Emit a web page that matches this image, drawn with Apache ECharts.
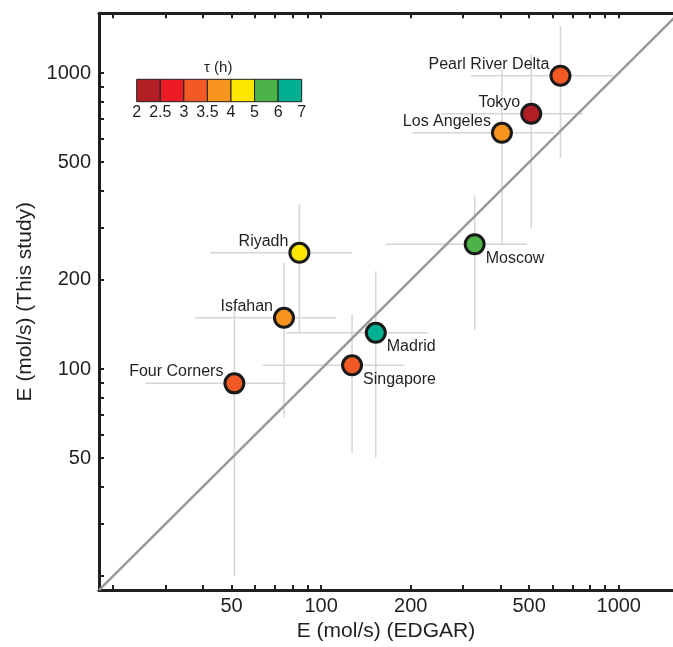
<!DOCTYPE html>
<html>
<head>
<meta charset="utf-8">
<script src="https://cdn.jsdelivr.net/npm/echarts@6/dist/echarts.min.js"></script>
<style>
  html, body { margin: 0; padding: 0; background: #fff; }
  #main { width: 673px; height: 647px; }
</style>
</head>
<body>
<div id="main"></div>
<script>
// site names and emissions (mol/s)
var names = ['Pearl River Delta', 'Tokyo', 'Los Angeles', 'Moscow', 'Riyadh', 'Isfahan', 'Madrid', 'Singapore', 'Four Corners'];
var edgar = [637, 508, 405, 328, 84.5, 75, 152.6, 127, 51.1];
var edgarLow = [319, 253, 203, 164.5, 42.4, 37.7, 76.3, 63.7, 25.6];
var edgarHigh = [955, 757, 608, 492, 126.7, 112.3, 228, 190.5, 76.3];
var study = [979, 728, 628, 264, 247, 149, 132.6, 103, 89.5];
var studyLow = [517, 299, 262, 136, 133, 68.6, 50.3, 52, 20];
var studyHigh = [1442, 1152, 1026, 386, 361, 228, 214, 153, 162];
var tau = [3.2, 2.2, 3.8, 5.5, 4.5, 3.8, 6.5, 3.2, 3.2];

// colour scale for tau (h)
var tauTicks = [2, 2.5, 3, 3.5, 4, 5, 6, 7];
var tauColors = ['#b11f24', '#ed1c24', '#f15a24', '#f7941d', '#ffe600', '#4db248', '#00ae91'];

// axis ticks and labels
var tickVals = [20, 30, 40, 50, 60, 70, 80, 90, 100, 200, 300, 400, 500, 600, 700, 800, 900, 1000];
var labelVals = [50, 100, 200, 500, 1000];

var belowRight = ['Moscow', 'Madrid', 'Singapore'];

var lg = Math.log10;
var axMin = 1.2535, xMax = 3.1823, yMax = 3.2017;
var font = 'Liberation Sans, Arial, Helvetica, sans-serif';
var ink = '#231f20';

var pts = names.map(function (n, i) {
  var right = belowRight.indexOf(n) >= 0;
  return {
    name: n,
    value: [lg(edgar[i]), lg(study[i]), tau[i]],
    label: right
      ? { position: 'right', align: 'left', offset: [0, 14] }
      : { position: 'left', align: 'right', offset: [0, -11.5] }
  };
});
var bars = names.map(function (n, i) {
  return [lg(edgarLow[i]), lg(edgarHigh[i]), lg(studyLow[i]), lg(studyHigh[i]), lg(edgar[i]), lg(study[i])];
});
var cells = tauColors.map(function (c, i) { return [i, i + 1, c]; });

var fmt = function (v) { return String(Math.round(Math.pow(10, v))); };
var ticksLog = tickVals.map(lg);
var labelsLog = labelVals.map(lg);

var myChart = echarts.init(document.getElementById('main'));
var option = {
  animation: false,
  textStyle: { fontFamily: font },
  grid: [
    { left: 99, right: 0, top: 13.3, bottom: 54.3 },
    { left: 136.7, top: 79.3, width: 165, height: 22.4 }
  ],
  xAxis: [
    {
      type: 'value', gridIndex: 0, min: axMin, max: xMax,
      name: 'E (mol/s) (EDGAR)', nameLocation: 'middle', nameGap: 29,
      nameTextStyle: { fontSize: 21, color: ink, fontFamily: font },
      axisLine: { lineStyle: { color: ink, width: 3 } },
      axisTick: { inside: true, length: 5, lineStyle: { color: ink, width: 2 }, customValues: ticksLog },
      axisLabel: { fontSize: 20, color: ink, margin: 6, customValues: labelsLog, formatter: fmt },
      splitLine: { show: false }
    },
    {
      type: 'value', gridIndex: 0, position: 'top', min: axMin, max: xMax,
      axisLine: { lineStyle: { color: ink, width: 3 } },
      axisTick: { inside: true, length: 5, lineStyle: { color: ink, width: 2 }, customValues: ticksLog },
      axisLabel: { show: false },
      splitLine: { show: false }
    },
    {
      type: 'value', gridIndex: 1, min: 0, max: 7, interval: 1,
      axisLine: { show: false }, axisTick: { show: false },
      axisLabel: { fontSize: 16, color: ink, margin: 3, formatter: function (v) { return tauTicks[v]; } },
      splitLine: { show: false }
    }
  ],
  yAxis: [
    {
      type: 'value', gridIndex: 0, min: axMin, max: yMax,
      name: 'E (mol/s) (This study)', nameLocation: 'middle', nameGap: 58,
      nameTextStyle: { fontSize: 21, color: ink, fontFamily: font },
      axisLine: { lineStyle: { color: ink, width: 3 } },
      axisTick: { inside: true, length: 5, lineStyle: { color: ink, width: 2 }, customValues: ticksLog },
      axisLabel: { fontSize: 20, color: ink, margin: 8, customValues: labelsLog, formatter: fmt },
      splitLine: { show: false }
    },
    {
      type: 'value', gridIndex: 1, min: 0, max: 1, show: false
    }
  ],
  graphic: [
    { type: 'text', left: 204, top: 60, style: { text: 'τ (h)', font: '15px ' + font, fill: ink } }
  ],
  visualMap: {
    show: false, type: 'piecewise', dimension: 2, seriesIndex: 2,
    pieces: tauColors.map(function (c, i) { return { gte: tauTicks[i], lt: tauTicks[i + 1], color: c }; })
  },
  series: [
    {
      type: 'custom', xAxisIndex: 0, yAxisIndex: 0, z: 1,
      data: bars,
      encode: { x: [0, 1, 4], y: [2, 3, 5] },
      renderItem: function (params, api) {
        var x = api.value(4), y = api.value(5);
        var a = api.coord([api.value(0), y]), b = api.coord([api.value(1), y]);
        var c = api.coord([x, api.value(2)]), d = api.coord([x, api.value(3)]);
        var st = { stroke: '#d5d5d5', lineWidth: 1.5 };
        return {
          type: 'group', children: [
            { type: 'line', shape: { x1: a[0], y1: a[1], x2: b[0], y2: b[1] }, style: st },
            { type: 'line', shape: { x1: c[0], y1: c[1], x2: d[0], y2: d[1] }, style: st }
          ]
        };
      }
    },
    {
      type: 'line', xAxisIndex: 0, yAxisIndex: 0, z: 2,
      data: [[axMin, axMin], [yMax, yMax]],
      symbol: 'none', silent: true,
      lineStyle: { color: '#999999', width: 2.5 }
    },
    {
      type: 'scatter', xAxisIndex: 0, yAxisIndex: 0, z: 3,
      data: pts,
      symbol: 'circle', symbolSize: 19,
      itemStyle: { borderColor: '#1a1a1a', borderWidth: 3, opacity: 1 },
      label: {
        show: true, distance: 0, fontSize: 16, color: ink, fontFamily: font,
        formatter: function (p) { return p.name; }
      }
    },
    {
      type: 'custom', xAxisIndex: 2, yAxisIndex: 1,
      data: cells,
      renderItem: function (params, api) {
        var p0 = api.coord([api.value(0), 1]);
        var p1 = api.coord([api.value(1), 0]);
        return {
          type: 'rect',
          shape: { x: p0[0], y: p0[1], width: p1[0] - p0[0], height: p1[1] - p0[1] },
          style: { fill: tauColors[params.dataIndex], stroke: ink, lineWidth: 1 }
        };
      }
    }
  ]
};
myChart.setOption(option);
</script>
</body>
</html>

--

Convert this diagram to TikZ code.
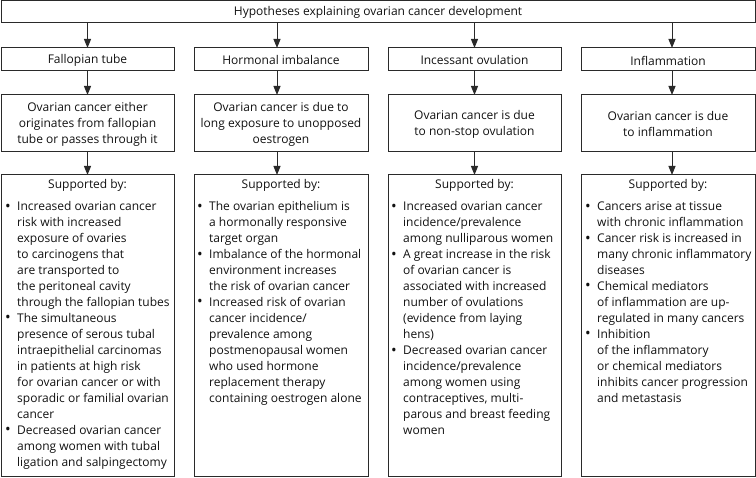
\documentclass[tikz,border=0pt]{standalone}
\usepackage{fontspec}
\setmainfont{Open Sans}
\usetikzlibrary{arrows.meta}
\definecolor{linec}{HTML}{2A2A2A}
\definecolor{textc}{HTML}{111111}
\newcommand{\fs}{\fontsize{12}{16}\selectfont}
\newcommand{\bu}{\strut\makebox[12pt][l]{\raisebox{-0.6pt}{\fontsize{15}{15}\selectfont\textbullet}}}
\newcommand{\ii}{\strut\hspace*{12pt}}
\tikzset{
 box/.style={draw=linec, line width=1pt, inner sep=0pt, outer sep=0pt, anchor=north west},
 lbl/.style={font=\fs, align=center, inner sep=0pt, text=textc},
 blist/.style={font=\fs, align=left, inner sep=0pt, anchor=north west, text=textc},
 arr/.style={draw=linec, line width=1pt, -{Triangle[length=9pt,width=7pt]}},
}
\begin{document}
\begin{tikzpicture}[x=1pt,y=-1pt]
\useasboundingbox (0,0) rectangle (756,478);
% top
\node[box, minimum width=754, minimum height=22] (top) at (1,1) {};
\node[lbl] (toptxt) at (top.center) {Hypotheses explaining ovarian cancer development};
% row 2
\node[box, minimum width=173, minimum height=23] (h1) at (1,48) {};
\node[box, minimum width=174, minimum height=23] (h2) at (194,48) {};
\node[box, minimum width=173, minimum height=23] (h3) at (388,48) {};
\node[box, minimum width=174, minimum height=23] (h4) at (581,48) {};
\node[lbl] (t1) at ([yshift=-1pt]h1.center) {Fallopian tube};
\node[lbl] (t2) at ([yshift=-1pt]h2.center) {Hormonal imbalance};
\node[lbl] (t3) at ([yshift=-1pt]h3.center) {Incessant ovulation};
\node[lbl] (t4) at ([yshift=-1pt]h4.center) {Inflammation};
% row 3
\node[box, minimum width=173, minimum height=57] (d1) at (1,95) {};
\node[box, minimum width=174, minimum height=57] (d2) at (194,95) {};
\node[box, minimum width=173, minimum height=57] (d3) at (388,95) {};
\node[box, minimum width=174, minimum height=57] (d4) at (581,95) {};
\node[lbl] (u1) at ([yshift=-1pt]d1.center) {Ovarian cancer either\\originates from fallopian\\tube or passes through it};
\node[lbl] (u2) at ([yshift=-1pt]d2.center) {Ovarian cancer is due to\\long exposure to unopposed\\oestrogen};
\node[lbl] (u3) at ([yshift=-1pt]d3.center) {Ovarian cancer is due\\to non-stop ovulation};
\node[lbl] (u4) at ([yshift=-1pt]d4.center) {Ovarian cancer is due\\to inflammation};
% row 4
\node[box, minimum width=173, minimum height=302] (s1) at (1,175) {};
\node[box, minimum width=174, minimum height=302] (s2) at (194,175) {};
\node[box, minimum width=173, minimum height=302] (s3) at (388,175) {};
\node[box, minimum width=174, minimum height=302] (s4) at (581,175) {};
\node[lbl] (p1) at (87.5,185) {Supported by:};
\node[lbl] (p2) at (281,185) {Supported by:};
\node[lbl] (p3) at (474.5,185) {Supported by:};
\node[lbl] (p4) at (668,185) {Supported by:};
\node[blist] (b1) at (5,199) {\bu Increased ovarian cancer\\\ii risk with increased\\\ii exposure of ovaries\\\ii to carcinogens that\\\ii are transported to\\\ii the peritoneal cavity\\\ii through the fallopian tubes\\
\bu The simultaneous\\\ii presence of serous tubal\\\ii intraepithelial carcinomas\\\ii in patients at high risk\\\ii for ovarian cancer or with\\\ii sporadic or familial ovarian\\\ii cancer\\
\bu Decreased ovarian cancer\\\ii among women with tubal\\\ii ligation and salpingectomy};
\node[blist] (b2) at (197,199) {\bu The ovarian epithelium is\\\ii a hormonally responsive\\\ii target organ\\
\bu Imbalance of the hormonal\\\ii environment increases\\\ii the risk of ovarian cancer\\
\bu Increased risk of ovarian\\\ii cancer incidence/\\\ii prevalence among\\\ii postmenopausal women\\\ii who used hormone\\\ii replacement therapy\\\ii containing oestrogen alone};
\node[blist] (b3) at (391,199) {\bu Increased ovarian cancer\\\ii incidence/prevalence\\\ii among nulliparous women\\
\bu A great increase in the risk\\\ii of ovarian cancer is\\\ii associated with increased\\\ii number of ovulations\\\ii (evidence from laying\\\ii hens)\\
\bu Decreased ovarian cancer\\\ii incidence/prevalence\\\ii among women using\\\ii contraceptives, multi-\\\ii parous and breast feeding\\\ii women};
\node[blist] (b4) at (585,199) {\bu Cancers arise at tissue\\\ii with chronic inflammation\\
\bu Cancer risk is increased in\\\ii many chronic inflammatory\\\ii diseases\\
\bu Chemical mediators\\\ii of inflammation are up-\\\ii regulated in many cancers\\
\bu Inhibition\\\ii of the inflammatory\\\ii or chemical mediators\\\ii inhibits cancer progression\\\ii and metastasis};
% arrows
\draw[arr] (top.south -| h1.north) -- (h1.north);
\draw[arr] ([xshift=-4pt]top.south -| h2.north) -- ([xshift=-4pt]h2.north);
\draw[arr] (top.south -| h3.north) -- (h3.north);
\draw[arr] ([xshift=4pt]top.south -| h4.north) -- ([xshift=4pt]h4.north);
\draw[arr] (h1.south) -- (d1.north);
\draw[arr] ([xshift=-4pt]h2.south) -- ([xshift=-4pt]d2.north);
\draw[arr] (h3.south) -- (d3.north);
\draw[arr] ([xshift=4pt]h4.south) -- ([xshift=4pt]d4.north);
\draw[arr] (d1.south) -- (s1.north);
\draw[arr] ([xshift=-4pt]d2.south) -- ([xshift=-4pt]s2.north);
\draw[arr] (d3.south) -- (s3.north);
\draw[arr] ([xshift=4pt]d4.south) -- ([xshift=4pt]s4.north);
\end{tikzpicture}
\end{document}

---

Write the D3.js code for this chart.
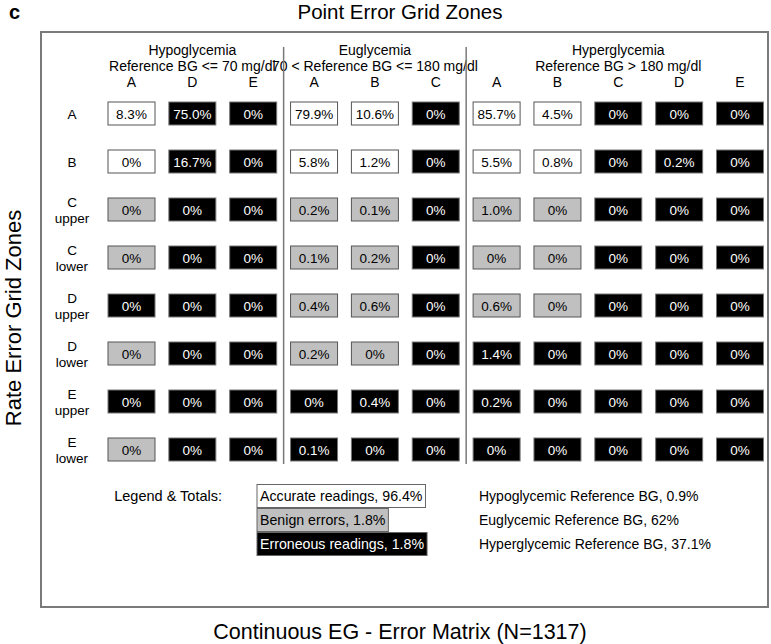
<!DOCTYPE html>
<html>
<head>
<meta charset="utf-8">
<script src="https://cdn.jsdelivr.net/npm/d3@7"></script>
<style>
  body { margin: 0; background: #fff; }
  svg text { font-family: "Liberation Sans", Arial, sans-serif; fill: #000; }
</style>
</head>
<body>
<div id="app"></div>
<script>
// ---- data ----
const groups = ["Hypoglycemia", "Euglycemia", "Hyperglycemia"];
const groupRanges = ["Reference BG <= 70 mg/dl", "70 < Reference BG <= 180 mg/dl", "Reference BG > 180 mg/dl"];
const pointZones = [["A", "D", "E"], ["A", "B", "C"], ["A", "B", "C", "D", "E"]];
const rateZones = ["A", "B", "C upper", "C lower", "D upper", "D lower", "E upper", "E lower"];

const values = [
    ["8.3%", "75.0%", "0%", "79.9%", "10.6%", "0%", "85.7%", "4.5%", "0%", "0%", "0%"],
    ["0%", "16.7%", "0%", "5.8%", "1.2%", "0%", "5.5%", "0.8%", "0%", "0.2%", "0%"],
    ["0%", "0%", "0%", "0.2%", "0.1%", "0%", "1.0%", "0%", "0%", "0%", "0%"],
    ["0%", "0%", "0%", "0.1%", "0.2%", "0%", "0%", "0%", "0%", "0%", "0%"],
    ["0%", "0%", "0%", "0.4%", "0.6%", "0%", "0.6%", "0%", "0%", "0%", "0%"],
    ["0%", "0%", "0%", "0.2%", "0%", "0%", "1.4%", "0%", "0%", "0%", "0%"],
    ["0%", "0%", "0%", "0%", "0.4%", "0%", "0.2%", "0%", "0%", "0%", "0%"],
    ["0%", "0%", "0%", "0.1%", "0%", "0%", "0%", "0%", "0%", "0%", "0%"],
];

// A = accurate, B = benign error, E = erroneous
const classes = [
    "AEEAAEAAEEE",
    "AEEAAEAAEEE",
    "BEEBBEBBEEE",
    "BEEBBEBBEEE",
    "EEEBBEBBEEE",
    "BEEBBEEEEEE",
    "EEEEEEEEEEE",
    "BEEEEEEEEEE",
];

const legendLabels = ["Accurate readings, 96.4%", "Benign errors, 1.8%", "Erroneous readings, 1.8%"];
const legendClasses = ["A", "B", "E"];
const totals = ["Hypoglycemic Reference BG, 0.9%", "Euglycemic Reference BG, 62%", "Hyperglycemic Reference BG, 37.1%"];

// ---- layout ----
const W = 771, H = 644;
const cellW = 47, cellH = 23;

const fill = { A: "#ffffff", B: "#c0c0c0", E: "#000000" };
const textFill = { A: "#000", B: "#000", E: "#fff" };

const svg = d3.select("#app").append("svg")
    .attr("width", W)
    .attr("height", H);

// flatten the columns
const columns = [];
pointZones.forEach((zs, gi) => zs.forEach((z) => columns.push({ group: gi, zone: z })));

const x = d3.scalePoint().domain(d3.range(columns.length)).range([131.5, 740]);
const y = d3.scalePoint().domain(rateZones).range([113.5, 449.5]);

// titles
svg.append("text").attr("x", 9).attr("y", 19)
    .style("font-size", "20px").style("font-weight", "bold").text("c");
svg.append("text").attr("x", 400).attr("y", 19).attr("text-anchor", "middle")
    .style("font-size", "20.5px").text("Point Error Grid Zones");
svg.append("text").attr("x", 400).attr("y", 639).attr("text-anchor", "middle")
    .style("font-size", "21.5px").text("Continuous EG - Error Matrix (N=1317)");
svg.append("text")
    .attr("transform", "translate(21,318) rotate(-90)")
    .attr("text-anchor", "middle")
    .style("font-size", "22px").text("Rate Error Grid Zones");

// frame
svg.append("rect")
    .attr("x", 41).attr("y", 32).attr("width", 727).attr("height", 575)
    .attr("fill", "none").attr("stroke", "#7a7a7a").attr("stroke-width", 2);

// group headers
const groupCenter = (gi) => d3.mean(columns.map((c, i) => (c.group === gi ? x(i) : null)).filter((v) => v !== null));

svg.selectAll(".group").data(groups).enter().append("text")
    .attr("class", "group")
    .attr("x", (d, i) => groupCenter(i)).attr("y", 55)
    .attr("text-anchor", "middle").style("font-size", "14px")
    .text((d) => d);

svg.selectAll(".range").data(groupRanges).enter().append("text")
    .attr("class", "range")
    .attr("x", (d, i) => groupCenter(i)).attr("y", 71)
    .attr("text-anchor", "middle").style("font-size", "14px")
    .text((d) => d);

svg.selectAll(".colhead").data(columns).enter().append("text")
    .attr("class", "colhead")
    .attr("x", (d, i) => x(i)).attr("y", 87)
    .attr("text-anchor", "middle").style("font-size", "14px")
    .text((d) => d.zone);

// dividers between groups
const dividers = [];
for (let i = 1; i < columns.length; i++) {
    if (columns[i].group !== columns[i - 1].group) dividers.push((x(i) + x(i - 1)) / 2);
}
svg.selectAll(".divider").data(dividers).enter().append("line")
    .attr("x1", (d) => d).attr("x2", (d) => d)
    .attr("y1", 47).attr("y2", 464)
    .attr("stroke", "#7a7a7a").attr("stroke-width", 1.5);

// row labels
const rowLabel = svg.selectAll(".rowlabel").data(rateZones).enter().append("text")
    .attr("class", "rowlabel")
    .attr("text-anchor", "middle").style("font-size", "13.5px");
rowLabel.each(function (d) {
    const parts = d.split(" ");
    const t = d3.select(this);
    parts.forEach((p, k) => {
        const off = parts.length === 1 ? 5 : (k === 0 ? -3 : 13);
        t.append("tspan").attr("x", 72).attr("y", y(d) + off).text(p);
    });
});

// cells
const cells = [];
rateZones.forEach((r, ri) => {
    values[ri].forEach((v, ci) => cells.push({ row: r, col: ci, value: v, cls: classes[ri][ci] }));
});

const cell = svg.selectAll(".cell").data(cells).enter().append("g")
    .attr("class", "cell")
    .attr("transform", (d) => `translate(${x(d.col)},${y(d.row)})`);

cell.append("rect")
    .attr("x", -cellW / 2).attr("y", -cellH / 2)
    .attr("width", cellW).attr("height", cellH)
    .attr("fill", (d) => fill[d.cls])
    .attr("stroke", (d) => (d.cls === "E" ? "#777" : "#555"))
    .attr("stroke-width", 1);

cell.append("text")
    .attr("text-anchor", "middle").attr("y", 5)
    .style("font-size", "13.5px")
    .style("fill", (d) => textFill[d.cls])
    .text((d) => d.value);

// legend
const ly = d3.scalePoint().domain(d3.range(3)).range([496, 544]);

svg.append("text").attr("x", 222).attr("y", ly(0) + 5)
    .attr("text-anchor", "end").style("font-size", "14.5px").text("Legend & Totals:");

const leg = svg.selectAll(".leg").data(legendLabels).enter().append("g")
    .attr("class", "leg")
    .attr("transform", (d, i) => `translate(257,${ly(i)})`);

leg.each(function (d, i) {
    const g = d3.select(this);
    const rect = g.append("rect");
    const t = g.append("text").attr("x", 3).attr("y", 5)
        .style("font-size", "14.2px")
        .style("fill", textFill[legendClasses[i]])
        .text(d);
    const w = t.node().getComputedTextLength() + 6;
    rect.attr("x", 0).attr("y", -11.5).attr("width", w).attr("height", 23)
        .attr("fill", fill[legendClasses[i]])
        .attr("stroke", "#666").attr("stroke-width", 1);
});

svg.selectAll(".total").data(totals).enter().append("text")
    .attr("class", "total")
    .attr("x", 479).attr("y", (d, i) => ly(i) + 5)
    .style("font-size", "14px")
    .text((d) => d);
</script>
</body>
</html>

● **Aim**:
Print out, exactly and with nothing added, the lines starting at the line holding "Write the D3.js code for this chart." and ending at the line holding "pointZones.forEach((zs, gi) =>", minus any pictures.

● **Written answer**:
Write the D3.js code for this chart.
<!DOCTYPE html>
<html>
<head>
<meta charset="utf-8">
<script src="https://cdn.jsdelivr.net/npm/d3@7"></script>
<style>
  body { margin: 0; background: #fff; }
  svg text { font-family: "Liberation Sans", Arial, sans-serif; fill: #000; }
</style>
</head>
<body>
<div id="app"></div>
<script>
// ---- data ----
const groups = ["Hypoglycemia", "Euglycemia", "Hyperglycemia"];
const groupRanges = ["Reference BG <= 70 mg/dl", "70 < Reference BG <= 180 mg/dl", "Reference BG > 180 mg/dl"];
const pointZones = [["A", "D", "E"], ["A", "B", "C"], ["A", "B", "C", "D", "E"]];
const rateZones = ["A", "B", "C upper", "C lower", "D upper", "D lower", "E upper", "E lower"];

const values = [
    ["8.3%", "75.0%", "0%", "79.9%", "10.6%", "0%", "85.7%", "4.5%", "0%", "0%", "0%"],
    ["0%", "16.7%", "0%", "5.8%", "1.2%", "0%", "5.5%", "0.8%", "0%", "0.2%", "0%"],
    ["0%", "0%", "0%", "0.2%", "0.1%", "0%", "1.0%", "0%", "0%", "0%", "0%"],
    ["0%", "0%", "0%", "0.1%", "0.2%", "0%", "0%", "0%", "0%", "0%", "0%"],
    ["0%", "0%", "0%", "0.4%", "0.6%", "0%", "0.6%", "0%", "0%", "0%", "0%"],
    ["0%", "0%", "0%", "0.2%", "0%", "0%", "1.4%", "0%", "0%", "0%", "0%"],
    ["0%", "0%", "0%", "0%", "0.4%", "0%", "0.2%", "0%", "0%", "0%", "0%"],
    ["0%", "0%", "0%", "0.1%", "0%", "0%", "0%", "0%", "0%", "0%", "0%"],
];

// A = accurate, B = benign error, E = erroneous
const classes = [
    "AEEAAEAAEEE",
    "AEEAAEAAEEE",
    "BEEBBEBBEEE",
    "BEEBBEBBEEE",
    "EEEBBEBBEEE",
    "BEEBBEEEEEE",
    "EEEEEEEEEEE",
    "BEEEEEEEEEE",
];

const legendLabels = ["Accurate readings, 96.4%", "Benign errors, 1.8%", "Erroneous readings, 1.8%"];
const legendClasses = ["A", "B", "E"];
const totals = ["Hypoglycemic Reference BG, 0.9%", "Euglycemic Reference BG, 62%", "Hyperglycemic Reference BG, 37.1%"];

// ---- layout ----
const W = 771, H = 644;
const cellW = 47, cellH = 23;

const fill = { A: "#ffffff", B: "#c0c0c0", E: "#000000" };
const textFill = { A: "#000", B: "#000", E: "#fff" };

const svg = d3.select("#app").append("svg")
    .attr("width", W)
    .attr("height", H);

// flatten the columns
const columns = [];
pointZones.forEach((zs, gi) => zs.forEach((z) => columns.push({ group: gi, zone: z })));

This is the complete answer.